All lines below must be repeated exactly, with the pictures omitted.

> _DATASET EXTRACT_
* * * *

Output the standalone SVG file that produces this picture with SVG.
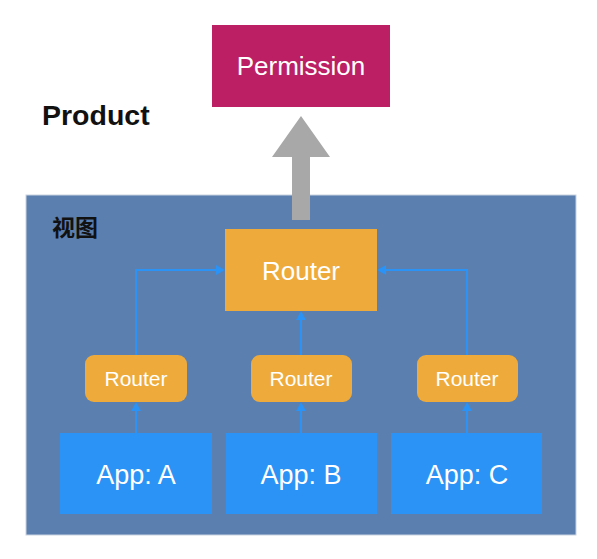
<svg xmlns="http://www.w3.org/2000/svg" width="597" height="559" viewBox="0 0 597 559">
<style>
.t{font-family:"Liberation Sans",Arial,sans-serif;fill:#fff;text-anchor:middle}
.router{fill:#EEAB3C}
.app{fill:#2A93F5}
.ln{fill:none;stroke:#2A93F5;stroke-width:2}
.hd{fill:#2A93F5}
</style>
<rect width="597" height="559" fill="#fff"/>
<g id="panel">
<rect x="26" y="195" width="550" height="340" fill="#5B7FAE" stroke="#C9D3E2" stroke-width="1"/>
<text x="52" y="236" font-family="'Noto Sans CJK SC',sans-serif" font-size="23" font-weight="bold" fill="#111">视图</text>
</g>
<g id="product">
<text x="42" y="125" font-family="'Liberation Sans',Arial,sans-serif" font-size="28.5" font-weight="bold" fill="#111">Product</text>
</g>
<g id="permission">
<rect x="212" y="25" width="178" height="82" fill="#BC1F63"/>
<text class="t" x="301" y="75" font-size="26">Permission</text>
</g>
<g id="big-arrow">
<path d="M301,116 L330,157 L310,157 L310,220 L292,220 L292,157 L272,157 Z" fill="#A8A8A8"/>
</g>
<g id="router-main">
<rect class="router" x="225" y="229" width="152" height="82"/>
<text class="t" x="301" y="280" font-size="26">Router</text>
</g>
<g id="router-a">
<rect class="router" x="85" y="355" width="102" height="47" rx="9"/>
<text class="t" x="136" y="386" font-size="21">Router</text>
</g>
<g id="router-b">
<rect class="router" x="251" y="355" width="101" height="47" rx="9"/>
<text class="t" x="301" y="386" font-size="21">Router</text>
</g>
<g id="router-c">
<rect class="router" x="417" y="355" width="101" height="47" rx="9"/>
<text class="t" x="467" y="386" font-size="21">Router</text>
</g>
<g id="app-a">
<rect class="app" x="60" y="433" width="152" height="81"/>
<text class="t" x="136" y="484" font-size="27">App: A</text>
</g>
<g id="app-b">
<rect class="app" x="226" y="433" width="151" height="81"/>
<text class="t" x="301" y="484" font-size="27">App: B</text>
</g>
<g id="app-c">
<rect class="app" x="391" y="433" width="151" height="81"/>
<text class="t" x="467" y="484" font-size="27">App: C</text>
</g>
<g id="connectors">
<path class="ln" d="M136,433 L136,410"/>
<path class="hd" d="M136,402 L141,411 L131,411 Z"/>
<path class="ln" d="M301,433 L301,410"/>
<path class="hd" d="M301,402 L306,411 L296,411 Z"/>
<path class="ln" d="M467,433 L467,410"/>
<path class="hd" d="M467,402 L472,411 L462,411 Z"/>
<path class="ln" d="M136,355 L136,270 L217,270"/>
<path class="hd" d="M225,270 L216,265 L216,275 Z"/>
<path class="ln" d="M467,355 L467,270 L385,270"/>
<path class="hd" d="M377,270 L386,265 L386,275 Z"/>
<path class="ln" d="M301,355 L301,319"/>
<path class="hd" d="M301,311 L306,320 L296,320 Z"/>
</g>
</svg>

* * * *

> _SOLUTION_
Output the standalone SVG file that produces this picture with SVG.
<svg xmlns="http://www.w3.org/2000/svg" width="597" height="559" viewBox="0 0 597 559">
<style>
.t{font-family:"Liberation Sans",Arial,sans-serif;fill:#fff;text-anchor:middle}
.router{fill:#EEAB3C}
.app{fill:#2A93F5}
.ln{fill:none;stroke:#2A93F5;stroke-width:2}
.hd{fill:#2A93F5}
</style>
<rect width="597" height="559" fill="#fff"/>
<g id="panel">
<rect x="26" y="195" width="550" height="340" fill="#5B7FAE" stroke="#C9D3E2" stroke-width="1"/>
<text x="52" y="236" font-family="'Noto Sans CJK SC',sans-serif" font-size="23" font-weight="bold" fill="#111">视图</text>
</g>
<g id="product">
<text x="42" y="125" font-family="'Liberation Sans',Arial,sans-serif" font-size="28.5" font-weight="bold" fill="#111">Product</text>
</g>
<g id="permission">
<rect x="212" y="25" width="178" height="82" fill="#BC1F63"/>
<text class="t" x="301" y="75" font-size="26">Permission</text>
</g>
<g id="big-arrow">
<path d="M301,116 L330,157 L310,157 L310,220 L292,220 L292,157 L272,157 Z" fill="#A8A8A8"/>
</g>
<g id="router-main">
<rect class="router" x="225" y="229" width="152" height="82"/>
<text class="t" x="301" y="280" font-size="26">Router</text>
</g>
<g id="router-a">
<rect class="router" x="85" y="355" width="102" height="47" rx="9"/>
<text class="t" x="136" y="386" font-size="21">Router</text>
</g>
<g id="router-b">
<rect class="router" x="251" y="355" width="101" height="47" rx="9"/>
<text class="t" x="301" y="386" font-size="21">Router</text>
</g>
<g id="router-c">
<rect class="router" x="417" y="355" width="101" height="47" rx="9"/>
<text class="t" x="467" y="386" font-size="21">Router</text>
</g>
<g id="app-a">
<rect class="app" x="60" y="433" width="152" height="81"/>
<text class="t" x="136" y="484" font-size="27">App: A</text>
</g>
<g id="app-b">
<rect class="app" x="226" y="433" width="151" height="81"/>
<text class="t" x="301" y="484" font-size="27">App: B</text>
</g>
<g id="app-c">
<rect class="app" x="391" y="433" width="151" height="81"/>
<text class="t" x="467" y="484" font-size="27">App: C</text>
</g>
<g id="connectors">
<path class="ln" d="M136,433 L136,410"/>
<path class="hd" d="M136,402 L141,411 L131,411 Z"/>
<path class="ln" d="M301,433 L301,410"/>
<path class="hd" d="M301,402 L306,411 L296,411 Z"/>
<path class="ln" d="M467,433 L467,410"/>
<path class="hd" d="M467,402 L472,411 L462,411 Z"/>
<path class="ln" d="M136,355 L136,270 L217,270"/>
<path class="hd" d="M225,270 L216,265 L216,275 Z"/>
<path class="ln" d="M467,355 L467,270 L385,270"/>
<path class="hd" d="M377,270 L386,265 L386,275 Z"/>
<path class="ln" d="M301,355 L301,319"/>
<path class="hd" d="M301,311 L306,320 L296,320 Z"/>
</g>
</svg>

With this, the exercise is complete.